◆ WORK TO COMPLETE:
Exact reproduction is required for the lines bounded by the one containing "What D3.js code" and the one containing "const y = d3.scaleLinear().domain([0, opts.max]).range([309, 309", both bounds included. Print them without any pictures.

◆ RECORDED DATA:
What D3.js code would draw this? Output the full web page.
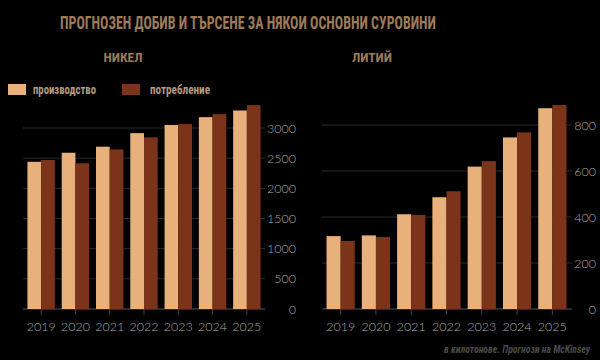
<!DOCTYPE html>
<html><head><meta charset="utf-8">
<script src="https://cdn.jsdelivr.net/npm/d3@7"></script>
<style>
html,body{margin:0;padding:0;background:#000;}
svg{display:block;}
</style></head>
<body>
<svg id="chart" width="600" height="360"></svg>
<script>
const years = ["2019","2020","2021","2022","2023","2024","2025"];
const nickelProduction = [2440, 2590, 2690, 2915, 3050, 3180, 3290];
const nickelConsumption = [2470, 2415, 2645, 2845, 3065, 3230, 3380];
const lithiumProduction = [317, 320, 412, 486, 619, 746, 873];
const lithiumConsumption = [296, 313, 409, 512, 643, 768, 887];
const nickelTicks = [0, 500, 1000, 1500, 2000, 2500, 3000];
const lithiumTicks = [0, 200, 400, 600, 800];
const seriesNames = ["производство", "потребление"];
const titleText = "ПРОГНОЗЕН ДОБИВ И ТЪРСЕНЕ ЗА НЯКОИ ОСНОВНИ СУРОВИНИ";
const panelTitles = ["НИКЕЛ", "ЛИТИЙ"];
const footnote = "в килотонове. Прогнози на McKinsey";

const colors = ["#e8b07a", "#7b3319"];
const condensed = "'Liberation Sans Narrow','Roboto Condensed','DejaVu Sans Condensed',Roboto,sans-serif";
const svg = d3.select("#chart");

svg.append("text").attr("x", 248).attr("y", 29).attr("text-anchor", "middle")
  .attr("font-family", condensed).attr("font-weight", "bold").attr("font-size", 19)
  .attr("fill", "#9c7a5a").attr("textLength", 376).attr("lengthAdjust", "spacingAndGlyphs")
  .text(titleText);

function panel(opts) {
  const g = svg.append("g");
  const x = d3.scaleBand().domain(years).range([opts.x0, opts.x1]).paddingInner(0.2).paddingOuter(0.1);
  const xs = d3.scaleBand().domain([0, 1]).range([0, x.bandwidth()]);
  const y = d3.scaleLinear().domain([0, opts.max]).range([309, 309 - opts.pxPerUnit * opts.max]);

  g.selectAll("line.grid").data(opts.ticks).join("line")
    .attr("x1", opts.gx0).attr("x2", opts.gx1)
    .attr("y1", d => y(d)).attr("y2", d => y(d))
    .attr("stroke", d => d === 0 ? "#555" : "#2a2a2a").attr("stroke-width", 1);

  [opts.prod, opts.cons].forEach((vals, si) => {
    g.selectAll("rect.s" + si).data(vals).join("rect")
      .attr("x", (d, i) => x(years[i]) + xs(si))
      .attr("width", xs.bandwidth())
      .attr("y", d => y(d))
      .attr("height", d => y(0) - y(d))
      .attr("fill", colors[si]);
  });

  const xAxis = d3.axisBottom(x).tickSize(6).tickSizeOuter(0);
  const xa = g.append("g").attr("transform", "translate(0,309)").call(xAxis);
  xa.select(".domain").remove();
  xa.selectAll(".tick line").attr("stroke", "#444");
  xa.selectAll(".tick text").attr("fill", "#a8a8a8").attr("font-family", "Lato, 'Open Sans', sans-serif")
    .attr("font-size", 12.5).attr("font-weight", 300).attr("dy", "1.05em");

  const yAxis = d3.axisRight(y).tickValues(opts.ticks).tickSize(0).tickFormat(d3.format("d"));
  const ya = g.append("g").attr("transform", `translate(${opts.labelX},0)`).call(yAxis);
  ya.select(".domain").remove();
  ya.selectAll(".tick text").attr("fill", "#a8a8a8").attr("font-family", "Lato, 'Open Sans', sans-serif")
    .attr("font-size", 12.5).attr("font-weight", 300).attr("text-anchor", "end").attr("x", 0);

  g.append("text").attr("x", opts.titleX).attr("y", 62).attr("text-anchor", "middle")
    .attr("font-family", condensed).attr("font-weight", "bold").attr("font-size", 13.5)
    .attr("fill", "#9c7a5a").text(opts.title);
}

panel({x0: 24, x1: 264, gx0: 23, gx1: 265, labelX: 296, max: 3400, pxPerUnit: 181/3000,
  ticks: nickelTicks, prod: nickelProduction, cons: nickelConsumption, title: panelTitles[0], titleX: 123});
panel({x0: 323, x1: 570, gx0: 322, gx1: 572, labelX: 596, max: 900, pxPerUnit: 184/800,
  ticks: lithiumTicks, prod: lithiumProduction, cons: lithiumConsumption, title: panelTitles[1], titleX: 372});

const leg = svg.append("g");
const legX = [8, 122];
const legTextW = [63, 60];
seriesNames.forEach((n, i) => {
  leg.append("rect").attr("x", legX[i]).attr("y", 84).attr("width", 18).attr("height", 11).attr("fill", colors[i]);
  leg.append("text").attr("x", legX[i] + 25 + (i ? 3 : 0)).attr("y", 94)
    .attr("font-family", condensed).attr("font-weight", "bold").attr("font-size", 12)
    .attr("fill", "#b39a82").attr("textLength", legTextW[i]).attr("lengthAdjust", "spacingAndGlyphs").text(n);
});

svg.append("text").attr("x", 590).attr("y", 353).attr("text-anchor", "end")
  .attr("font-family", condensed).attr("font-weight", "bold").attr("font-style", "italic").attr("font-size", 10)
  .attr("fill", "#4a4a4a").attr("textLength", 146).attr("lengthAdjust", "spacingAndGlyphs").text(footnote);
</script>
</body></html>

--

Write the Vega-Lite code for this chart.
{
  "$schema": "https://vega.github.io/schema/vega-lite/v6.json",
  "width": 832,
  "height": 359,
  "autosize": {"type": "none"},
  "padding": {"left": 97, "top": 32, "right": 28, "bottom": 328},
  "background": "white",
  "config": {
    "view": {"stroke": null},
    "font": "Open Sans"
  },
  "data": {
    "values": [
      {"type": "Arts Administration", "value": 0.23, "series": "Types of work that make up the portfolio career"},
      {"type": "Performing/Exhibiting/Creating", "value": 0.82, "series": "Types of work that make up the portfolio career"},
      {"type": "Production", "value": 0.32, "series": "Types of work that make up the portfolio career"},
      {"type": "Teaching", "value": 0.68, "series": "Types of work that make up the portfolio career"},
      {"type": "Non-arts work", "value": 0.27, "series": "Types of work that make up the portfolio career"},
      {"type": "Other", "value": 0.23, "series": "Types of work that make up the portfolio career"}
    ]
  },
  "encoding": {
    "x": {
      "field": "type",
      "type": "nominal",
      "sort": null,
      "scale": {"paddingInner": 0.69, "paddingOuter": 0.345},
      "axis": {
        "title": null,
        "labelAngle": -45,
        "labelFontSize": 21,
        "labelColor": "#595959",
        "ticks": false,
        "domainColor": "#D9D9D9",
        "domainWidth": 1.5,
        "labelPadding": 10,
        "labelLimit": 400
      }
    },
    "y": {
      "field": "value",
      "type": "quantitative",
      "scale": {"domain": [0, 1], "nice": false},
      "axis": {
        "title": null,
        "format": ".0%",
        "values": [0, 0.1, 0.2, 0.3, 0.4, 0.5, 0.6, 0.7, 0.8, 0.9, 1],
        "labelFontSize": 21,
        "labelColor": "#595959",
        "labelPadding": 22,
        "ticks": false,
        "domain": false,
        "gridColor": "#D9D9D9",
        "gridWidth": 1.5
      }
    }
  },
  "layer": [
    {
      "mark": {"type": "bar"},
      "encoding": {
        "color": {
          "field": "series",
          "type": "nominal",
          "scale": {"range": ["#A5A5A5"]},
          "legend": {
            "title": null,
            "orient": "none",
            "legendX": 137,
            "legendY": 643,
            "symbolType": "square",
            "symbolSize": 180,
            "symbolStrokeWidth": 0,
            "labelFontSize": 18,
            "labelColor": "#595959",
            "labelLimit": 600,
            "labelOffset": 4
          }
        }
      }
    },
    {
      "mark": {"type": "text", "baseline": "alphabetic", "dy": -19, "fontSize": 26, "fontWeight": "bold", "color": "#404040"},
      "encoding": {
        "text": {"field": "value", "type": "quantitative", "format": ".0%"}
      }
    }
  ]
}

◆ TASK ANSWER:
What D3.js code would draw this? Output the full web page.
<!DOCTYPE html>
<html><head><meta charset="utf-8">
<script src="https://cdn.jsdelivr.net/npm/d3@7"></script>
<style>
html,body{margin:0;padding:0;background:#000;}
svg{display:block;}
</style></head>
<body>
<svg id="chart" width="600" height="360"></svg>
<script>
const years = ["2019","2020","2021","2022","2023","2024","2025"];
const nickelProduction = [2440, 2590, 2690, 2915, 3050, 3180, 3290];
const nickelConsumption = [2470, 2415, 2645, 2845, 3065, 3230, 3380];
const lithiumProduction = [317, 320, 412, 486, 619, 746, 873];
const lithiumConsumption = [296, 313, 409, 512, 643, 768, 887];
const nickelTicks = [0, 500, 1000, 1500, 2000, 2500, 3000];
const lithiumTicks = [0, 200, 400, 600, 800];
const seriesNames = ["производство", "потребление"];
const titleText = "ПРОГНОЗЕН ДОБИВ И ТЪРСЕНЕ ЗА НЯКОИ ОСНОВНИ СУРОВИНИ";
const panelTitles = ["НИКЕЛ", "ЛИТИЙ"];
const footnote = "в килотонове. Прогнози на McKinsey";

const colors = ["#e8b07a", "#7b3319"];
const condensed = "'Liberation Sans Narrow','Roboto Condensed','DejaVu Sans Condensed',Roboto,sans-serif";
const svg = d3.select("#chart");

svg.append("text").attr("x", 248).attr("y", 29).attr("text-anchor", "middle")
  .attr("font-family", condensed).attr("font-weight", "bold").attr("font-size", 19)
  .attr("fill", "#9c7a5a").attr("textLength", 376).attr("lengthAdjust", "spacingAndGlyphs")
  .text(titleText);

function panel(opts) {
  const g = svg.append("g");
  const x = d3.scaleBand().domain(years).range([opts.x0, opts.x1]).paddingInner(0.2).paddingOuter(0.1);
  const xs = d3.scaleBand().domain([0, 1]).range([0, x.bandwidth()]);
  const y = d3.scaleLinear().domain([0, opts.max]).range([309, 309 - opts.pxPerUnit * opts.max]);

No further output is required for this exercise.